Summary:
Deposit Type
World Copper presently considers mineralization at Zonia to be the product of a porphyry copper system, which is the conceptual deposit model on which current plans for future exploration are based.
While mineralogy and alteration observed at Zonia is similar to that of numerous Laramide-aged porphyry copper deposits hosted by Proterozoic greenstone rocks in central Arizona, the age of mineralization at Zonia is as yet undetermined and deformation of mineralized veins coincident with foliation at Zonia suggests that the age of the Zonia deposit is quite likely concurrent with the timing of Precambrian deformation.
Within the resource area, the Zonia deposit is characterized by mostly oxidized, supergene-enriched stringer, vein, fracture, and disseminated oxide mineralization. The original pyrite-chalcopyrite assemblage underwent intense oxidation, with copper remobilized into fluid flow conduits (fractures) and concentrated in more mafic, calcareous reactive units (the greenstone and chlorite schist) and at the water table, ultimately resulting in the development of chalcocite-rich lenses that are known to extend up to 800 feet deep along the steep, west-dipping foliation of host rocks.

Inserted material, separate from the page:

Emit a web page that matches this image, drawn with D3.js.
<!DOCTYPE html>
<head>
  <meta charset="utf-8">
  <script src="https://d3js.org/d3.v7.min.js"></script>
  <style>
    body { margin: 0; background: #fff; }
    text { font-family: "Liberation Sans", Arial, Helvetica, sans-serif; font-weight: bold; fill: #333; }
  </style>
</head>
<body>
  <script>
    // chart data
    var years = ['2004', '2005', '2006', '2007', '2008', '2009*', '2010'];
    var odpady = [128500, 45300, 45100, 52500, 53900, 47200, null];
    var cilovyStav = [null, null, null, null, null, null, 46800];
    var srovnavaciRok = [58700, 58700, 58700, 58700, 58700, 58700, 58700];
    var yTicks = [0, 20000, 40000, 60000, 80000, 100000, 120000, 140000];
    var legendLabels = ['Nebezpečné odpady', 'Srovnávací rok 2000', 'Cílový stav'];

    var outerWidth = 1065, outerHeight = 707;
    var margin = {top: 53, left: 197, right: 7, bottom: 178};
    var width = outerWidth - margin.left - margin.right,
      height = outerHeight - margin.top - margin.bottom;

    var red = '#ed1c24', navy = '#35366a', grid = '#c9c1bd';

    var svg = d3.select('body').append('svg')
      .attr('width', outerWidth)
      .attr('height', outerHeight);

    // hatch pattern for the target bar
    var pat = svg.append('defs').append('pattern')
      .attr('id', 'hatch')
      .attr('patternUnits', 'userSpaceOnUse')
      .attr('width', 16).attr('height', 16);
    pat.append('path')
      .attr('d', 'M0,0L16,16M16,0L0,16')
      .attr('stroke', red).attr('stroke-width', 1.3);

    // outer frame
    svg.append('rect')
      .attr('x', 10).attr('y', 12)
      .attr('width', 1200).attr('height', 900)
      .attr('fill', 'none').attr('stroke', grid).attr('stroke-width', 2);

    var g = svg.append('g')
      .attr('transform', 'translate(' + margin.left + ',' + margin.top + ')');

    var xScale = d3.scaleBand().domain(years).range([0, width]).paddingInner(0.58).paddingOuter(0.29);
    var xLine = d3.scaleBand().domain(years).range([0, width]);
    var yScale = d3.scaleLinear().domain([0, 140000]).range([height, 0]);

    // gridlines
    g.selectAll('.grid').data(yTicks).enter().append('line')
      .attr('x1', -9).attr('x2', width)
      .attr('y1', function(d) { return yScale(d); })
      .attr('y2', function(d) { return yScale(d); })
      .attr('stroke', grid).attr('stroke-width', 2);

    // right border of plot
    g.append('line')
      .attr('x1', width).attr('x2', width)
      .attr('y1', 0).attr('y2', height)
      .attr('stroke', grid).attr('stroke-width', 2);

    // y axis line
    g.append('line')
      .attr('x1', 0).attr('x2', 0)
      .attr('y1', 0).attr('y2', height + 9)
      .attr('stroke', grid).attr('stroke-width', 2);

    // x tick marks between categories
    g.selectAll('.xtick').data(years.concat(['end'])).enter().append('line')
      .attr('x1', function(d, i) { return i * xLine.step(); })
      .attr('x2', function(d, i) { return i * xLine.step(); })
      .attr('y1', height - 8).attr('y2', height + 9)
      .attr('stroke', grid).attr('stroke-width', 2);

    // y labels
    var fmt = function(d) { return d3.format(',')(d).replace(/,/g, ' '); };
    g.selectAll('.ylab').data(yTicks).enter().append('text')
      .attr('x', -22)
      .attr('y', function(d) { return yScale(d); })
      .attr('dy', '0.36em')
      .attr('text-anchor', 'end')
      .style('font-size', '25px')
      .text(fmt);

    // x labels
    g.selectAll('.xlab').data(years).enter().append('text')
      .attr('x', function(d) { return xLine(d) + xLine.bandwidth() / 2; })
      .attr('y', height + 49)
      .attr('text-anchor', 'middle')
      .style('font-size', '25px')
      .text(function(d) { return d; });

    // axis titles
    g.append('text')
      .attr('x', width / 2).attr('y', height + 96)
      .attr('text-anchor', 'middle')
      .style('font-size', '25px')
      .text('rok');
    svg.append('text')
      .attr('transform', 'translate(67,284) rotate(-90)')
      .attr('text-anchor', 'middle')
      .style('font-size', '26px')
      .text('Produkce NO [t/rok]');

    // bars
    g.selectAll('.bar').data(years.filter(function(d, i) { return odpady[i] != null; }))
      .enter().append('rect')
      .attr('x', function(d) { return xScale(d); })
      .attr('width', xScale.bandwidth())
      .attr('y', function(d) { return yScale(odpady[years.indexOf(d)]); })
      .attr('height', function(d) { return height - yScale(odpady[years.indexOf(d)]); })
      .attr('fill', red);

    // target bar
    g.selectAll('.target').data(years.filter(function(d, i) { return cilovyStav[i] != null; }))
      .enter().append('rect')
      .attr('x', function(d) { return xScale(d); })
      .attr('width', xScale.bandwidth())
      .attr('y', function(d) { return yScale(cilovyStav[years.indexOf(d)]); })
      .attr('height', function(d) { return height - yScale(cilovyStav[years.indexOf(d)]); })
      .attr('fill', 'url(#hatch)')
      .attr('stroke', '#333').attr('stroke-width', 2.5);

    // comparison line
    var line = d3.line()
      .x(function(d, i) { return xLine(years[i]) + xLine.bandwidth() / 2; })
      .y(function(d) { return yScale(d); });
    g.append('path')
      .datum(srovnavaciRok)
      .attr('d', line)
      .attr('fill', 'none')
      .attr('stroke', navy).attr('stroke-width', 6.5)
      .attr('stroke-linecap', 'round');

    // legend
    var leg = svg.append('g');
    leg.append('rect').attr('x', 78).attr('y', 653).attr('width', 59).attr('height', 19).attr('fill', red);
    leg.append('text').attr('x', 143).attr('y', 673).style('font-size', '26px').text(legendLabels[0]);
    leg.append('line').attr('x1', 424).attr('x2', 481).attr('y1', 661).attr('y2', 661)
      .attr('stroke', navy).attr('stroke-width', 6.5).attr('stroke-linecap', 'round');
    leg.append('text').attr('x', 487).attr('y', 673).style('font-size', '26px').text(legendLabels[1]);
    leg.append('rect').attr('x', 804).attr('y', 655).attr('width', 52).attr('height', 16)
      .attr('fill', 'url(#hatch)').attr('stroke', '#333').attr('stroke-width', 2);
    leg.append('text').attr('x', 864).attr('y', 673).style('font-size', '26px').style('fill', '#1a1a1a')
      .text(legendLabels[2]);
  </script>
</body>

This supergene mineralization experienced a second phase of oxidation and partial remobilization due to regional uplift and erosion, as well as the lowering of the water table, which resulted in a large deposit of in-situ and transported copper oxide mineralization that masks much of the primary sulfidic depositional environment. The processes of oxidation followed by supergene enrichment and then secondary oxidation are well-documented by Locke (1926), Blanchard (1968), and Anderson (1982).

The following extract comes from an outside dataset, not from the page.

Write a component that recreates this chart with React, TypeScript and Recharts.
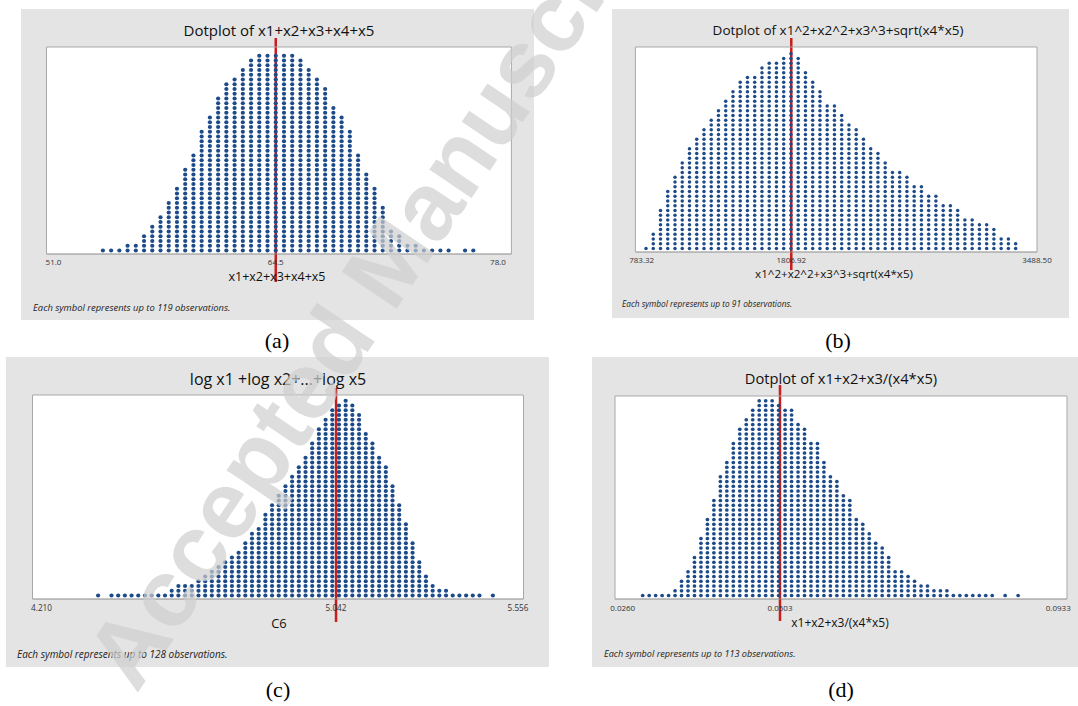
import React from 'react';
import { ScatterChart, Scatter, XAxis, YAxis, ReferenceLine, CartesianGrid } from 'recharts';

// ---------------- data ----------------
// (a) Dotplot of x1+x2+x3+x4+x5
const aBinStart = 54.0;
const aBinWidth = 0.5;
const aCounts = [1, 1, 1, 2, 2, 4, 6, 8, 11, 14, 18, 21, 26, 29, 33, 36, 37, 39, 41, 42, 42, 42, 42, 42, 41, 39, 37, 35, 31, 29, 26, 21, 17, 14, 10, 5, 4, 2, 2, 1, 1, 1, 1, 0, 1, 1];
const aTicks = [51.0, 64.5, 78.0];
const aTickLabels = ['51.0', '64.5', '78.0'];
const aMarker = 64.5;

// (b) Dotplot of x1^2+x2^2+x3^3+sqrt(x4*x5)
const bBinStart = 812.7;
const bBinWidth = 49.6;
const bCounts = [1, 4, 9, 13, 16, 19, 22, 24, 26, 28, 30, 32, 34, 36, 37, 37, 39, 40, 40, 41, 42, 41, 38, 36, 34, 31, 31, 29, 27, 26, 24, 22, 21, 19, 17, 17, 16, 14, 14, 12, 12, 10, 10, 9, 7, 7, 6, 6, 5, 3, 3, 2];
const bTicks = [783.32, 1806.92, 3488.5];
const bTickLabels = ['783.32', '1806.92', '3488.50'];
const bMarker = 1806.92;

// (c) log x1 + log x2 + ... + log x5
const cBinStart = 4.3699;
const cBinWidth = 0.0189;
const cCounts = [1, 0, 1, 1, 1, 1, 1, 1, 1, 1, 1, 2, 3, 3, 3, 4, 5, 6, 7, 8, 9, 10, 12, 14, 15, 18, 20, 22, 24, 26, 28, 30, 33, 36, 38, 40, 41, 42, 41, 39, 35, 33, 30, 28, 24, 20, 16, 12, 8, 5, 3, 2, 2, 1, 1, 1, 1, 1, 0, 1];
const cTicks = [4.21, 5.042, 5.556];
const cTickLabels = ['4.210', '5.042', '5.556'];
const cMarker = 5.042;

// (d) Dotplot of x1+x2+x3/(x4*x5)
const dBinStart = 0.02909;
const dBinWidth = 0.001;
const dCounts = [1, 1, 1, 1, 1, 2, 4, 6, 9, 13, 17, 21, 26, 29, 33, 36, 38, 40, 42, 42, 42, 41, 40, 40, 37, 36, 33, 33, 29, 26, 25, 22, 21, 17, 16, 14, 12, 11, 9, 6, 6, 5, 4, 3, 3, 2, 2, 2, 1, 1, 1, 1, 1, 1, 1, 0, 1, 0, 1];
const dTicks = [0.026, 0.0503, 0.0933];
const dTickLabels = ['0.0260', '0.0503', '0.0933'];
const dMarker = 0.0503;

// ---------------- layout ----------------
type Layout = {
  bg: number[]; // x0,y0,x1,y1 page coords
  box: number[]; // l,t,r,b page coords
  padL: number;
  padR: number;
  lineTop: number;
  lineBottom: number;
  titleX: number;
  titleY: number;
  titleSize: number;
  tickFont: number;
  tickGap: number;
  axisLabelX: number;
  axisLabelY: number;
  axisLabelSize: number;
  noteX: number;
  noteY: number;
  noteSize: number;
  letterX: number;
  letterY: number;
  dotR: number;
  rowStep: number;
};

const FONT = '"Open Sans", "Noto Sans", sans-serif';
const DOT = '#1d4b8a';
const RED = '#c81e1e';
const BORDER = '#a8a8a8';

type PanelProps = {
  counts: number[];
  binStart: number;
  binWidth: number;
  ticks: number[];
  tickLabels: string[];
  marker: number;
  title: string;
  axisLabel: string;
  note: string;
  letter: string;
  L: Layout;
};

function Panel({ counts, binStart, binWidth, ticks, tickLabels, marker, title, axisLabel, note, letter, L }: PanelProps) {
  const [bx0, by0, bx1, by1] = L.bg;
  const [l, t, r, b] = L.box;
  const w = bx1 - bx0;
  const h = by1 - by0;
  // axes take 1px each (so that they are drawn), the rest is margin
  const margin = { top: t - by0 - 1, left: l - bx0 - 1, right: bx1 - r - 1, bottom: by1 - b - 1 };
  const boxH = b - t;
  const base = 3.5;
  const yLo = 1 - base / L.rowStep;
  const yHi = yLo + boxH / L.rowStep;
  const yAt = (py: number) => yLo + (b - py) / L.rowStep;
  const points: { x: number; y: number }[] = [];
  counts.forEach((c, i) => {
    for (let k = 0; k < c; k++) points.push({ x: binStart + i * binWidth, y: k + 1 });
  });
  const xDomain: [number, number] = [ticks[0], ticks[ticks.length - 1]];
  const dotR = L.dotR;
  const shape = (p: any) => <circle cx={p.cx} cy={p.cy} r={dotR} fill={DOT} />;
  return (
    <>
      <div style={{ position: 'absolute', left: bx0, top: by0, width: w, height: h, background: '#e4e4e4' }}>
        <ScatterChart width={w} height={h} margin={margin}>
          <CartesianGrid xAxisId="b" yAxisId="l" horizontal={false} vertical={false} fill="#ffffff" stroke="none" />
          <XAxis
            xAxisId="b"
            type="number"
            dataKey="x"
            domain={xDomain}
            ticks={ticks}
            interval={0}
            allowDataOverflow
            padding={{ left: L.padL, right: L.padR }}
            height={1}
            tickLine={false}
            tickSize={0}
            tickMargin={L.tickGap}
            axisLine={{ stroke: '#8a8a8a' }}
            tick={{ fontSize: L.tickFont, fill: '#333', fontFamily: FONT }}
            tickFormatter={(v: number) => tickLabels[ticks.indexOf(v)] ?? String(v)}
          />
          <XAxis
            xAxisId="t"
            orientation="top"
            type="number"
            domain={xDomain}
            ticks={ticks}
            allowDataOverflow
            padding={{ left: L.padL, right: L.padR }}
            height={1}
            tick={false}
            tickLine={false}
            axisLine={{ stroke: BORDER }}
          />
          <YAxis yAxisId="l" type="number" dataKey="y" domain={[yLo, yHi]} allowDataOverflow width={1} tick={false} tickLine={false} axisLine={{ stroke: BORDER }} />
          <YAxis yAxisId="r" orientation="right" type="number" domain={[yLo, yHi]} allowDataOverflow width={1} tick={false} tickLine={false} axisLine={{ stroke: BORDER }} />
          <Scatter xAxisId="b" yAxisId="l" data={points} isAnimationActive={false} shape={shape} />
          <ReferenceLine
            xAxisId="b"
            yAxisId="l"
            segment={[{ x: marker, y: yAt(L.lineBottom) }, { x: marker, y: yAt(L.lineTop) }]}
            stroke={RED}
            strokeWidth={2.5}
            ifOverflow="visible"
          />
        </ScatterChart>
      </div>
      <div style={{ position: 'absolute', left: L.titleX, top: L.titleY, transform: 'translate(-50%, -50%)', fontFamily: FONT, fontSize: L.titleSize, color: '#111', whiteSpace: 'nowrap', lineHeight: 1 }}>{title}</div>
      <div style={{ position: 'absolute', left: L.axisLabelX, top: L.axisLabelY, transform: 'translate(-50%, -50%)', fontFamily: FONT, fontSize: L.axisLabelSize, color: '#111', whiteSpace: 'nowrap', lineHeight: 1 }}>{axisLabel}</div>
      <div style={{ position: 'absolute', left: L.noteX, top: L.noteY, transform: 'translate(0, -50%)', fontFamily: FONT, fontStyle: 'italic', fontSize: L.noteSize, color: '#222', whiteSpace: 'nowrap', lineHeight: 1 }}>{note}</div>
      <div style={{ position: 'absolute', left: L.letterX, top: L.letterY, transform: 'translate(-50%, -50%)', fontFamily: '"Liberation Serif", "DejaVu Serif", serif', fontSize: 22, color: '#000', whiteSpace: 'nowrap', lineHeight: 1 }}>{letter}</div>
    </>
  );
}

const layoutA: Layout = {
  bg: [21, 9, 534, 320], box: [46.5, 47, 511.4, 254], padL: 7, padR: 13.4,
  lineTop: 38, lineBottom: 282, titleX: 279, titleY: 30, titleSize: 15,
  tickFont: 8, tickGap: 5, axisLabelX: 277, axisLabelY: 277, axisLabelSize: 12.5,
  noteX: 33, noteY: 308, noteSize: 9.4, letterX: 277, letterY: 341, dotR: 2.1, rowStep: 4.75,
};
const layoutB: Layout = {
  bg: [612, 9, 1069, 318], box: [635.4, 47, 1037, 252], padL: 6.3, padR: 0,
  lineTop: 38, lineBottom: 270, titleX: 838, titleY: 31, titleSize: 13.5,
  tickFont: 8, tickGap: 5, axisLabelX: 834, axisLabelY: 274, axisLabelSize: 11.6,
  noteX: 622, noteY: 304, noteSize: 8.3, letterX: 838, letterY: 341, dotR: 1.75, rowStep: 4.75,
};
const layoutC: Layout = {
  bg: [6, 357, 549, 667], box: [32.5, 395, 523.5, 599], padL: 9, padR: 5.5,
  lineTop: 388, lineBottom: 622, titleX: 278, titleY: 379, titleSize: 16,
  tickFont: 8.2, tickGap: 6, axisLabelX: 279, axisLabelY: 623, axisLabelSize: 12.9,
  noteX: 17, noteY: 654, noteSize: 10, letterX: 278, letterY: 690, dotR: 2.1, rowStep: 4.75,
};
const layoutD: Layout = {
  bg: [592, 357, 1078, 667], box: [615, 396, 1067, 599], padL: 7.7, padR: 8.7,
  lineTop: 385, lineBottom: 621, titleX: 841, titleY: 378, titleSize: 14.7,
  tickFont: 8, tickGap: 6, axisLabelX: 840, axisLabelY: 623, axisLabelSize: 12,
  noteX: 604, noteY: 654, noteSize: 9.1, letterX: 841, letterY: 690, dotR: 1.85, rowStep: 4.75,
};

export default function App() {
  return (
    <div style={{ position: 'absolute', left: 0, top: 0, width: 1078, height: 706, background: '#ffffff', overflow: 'hidden' }}>
      <Panel counts={aCounts} binStart={aBinStart} binWidth={aBinWidth} ticks={aTicks} tickLabels={aTickLabels} marker={aMarker}
        title="Dotplot of x1+x2+x3+x4+x5" axisLabel="x1+x2+x3+x4+x5" note="Each symbol represents up to 119 observations." letter="(a)" L={layoutA} />
      <Panel counts={bCounts} binStart={bBinStart} binWidth={bBinWidth} ticks={bTicks} tickLabels={bTickLabels} marker={bMarker}
        title="Dotplot of x1^2+x2^2+x3^3+sqrt(x4*x5)" axisLabel="x1^2+x2^2+x3^3+sqrt(x4*x5)" note="Each symbol represents up to 91 observations." letter="(b)" L={layoutB} />
      <Panel counts={cCounts} binStart={cBinStart} binWidth={cBinWidth} ticks={cTicks} tickLabels={cTickLabels} marker={cMarker}
        title="log x1 +log x2+...+log x5" axisLabel="C6" note="Each symbol represents up to 128 observations." letter="(c)" L={layoutC} />
      <Panel counts={dCounts} binStart={dBinStart} binWidth={dBinWidth} ticks={dTicks} tickLabels={dTickLabels} marker={dMarker}
        title="Dotplot of x1+x2+x3/(x4*x5)" axisLabel="x1+x2+x3/(x4*x5)" note="Each symbol represents up to 113 observations." letter="(d)" L={layoutD} />
      <svg width={1078} height={706} style={{ position: 'absolute', left: 0, top: 0, pointerEvents: 'none' }}>
        <text x={408} y={292} transform="rotate(-56 408 292)" textAnchor="middle" fontFamily='"Liberation Sans", Arial, sans-serif' fontWeight="bold" fontSize={96} fill="#cfcfcf" fillOpacity={0.7}>
          Accepted Manuscript
        </text>
      </svg>
    </div>
  );
}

The original sulfide minerals were principally pyrite and chalcopyrite, with minor bornite, molybdenite, and sphalerite. Grid sampling of the pit area tentatively indicates an overall mineral zonation of inner copper, molybdenum, and gold, zoning outwards to zinc and manganese. Such zoning is characteristic of porphyry copper deposits, and additional work should be carried out to confirm/define its occurrence at Zonia. Further evidence to support the porphyry copper deposit model includes the cross-cutting relationships exhibited by quartz-chalcopyrite veins and veinlets, the type and style of both supergene and hypogene alteration, and the regional position of the deposit within an island arc setting. Structure, alteration, and oxide copper minerals are considered the principal guides to further exploration.
Mineralization
Copper mineralization occurs primarily within the foliated Qmpf, the protolith of which is presumed to be argillically altered Qmp, but mineralization is also concentrated along the contacts of various felsic units, as well as between mafic and felsic units. The latter occurrence is considered a late-stage effect of supergene, mobilized copper reacting with the more calcic mafic units.
As described by Schmidt (2021), the pit geology is dominated by a leached cap of pervasive supergene alteration and limonite that typically forms over primary pyrite-chalcopyrite mineralization. Sericite alteration is extensive and obscures original rock textures in places. Clays representative of argillic alteration is readily observed in the South pit. Hematite, jarosite and goethite occur as fracture coatings and boxwork veinlets ranging from 0.1- to 0.5-inches in width, and hematite veins up to 2 inches thick suggest that the chalcopyrite-quartz veins and secondary chalcocite favor the sericite schist.
Known mineralization extends approximately 8000 feet along strike parallel to the regional (northeast) trend of foliation, with a dip of 80 to 85 degrees to the northwest. Width of the mineralized zone is quite variable, ranging from 250 to about 1000 ft. Ore minerals primarily consist of chrysocolla, black copper oxides (tenorite, melaconite, pitch), cuprite, native copper, malachite and azurite, though occasional shipments of chalcocite were reportedly made from the underground Cuprite shaft and from the North pit.
Current interpretation proposes that regional deformation related to the Yavapai Orogeny sheared the originally disseminated and blebby pyrite-chalcopyrite mineralized horizons into folia-form mineralization, parallel to schistosity, and ranging from vertical to a dip of ~45°. Subsequent oxidationremobilization of the copper from chalcopyrite (~35% Cu) followed the foliation down-dip to the groundwater table, where copper then reprecipitated as enriched sulfide minerals, primarily secondary chalcocite (~78% Cu). This chalcocite blanket was then oxidized during a second lowering of the water table and copper further mobilized into reactive units below. The early underground mining at Zonia exploited the high-grade chalcocite horizons preserved at depth.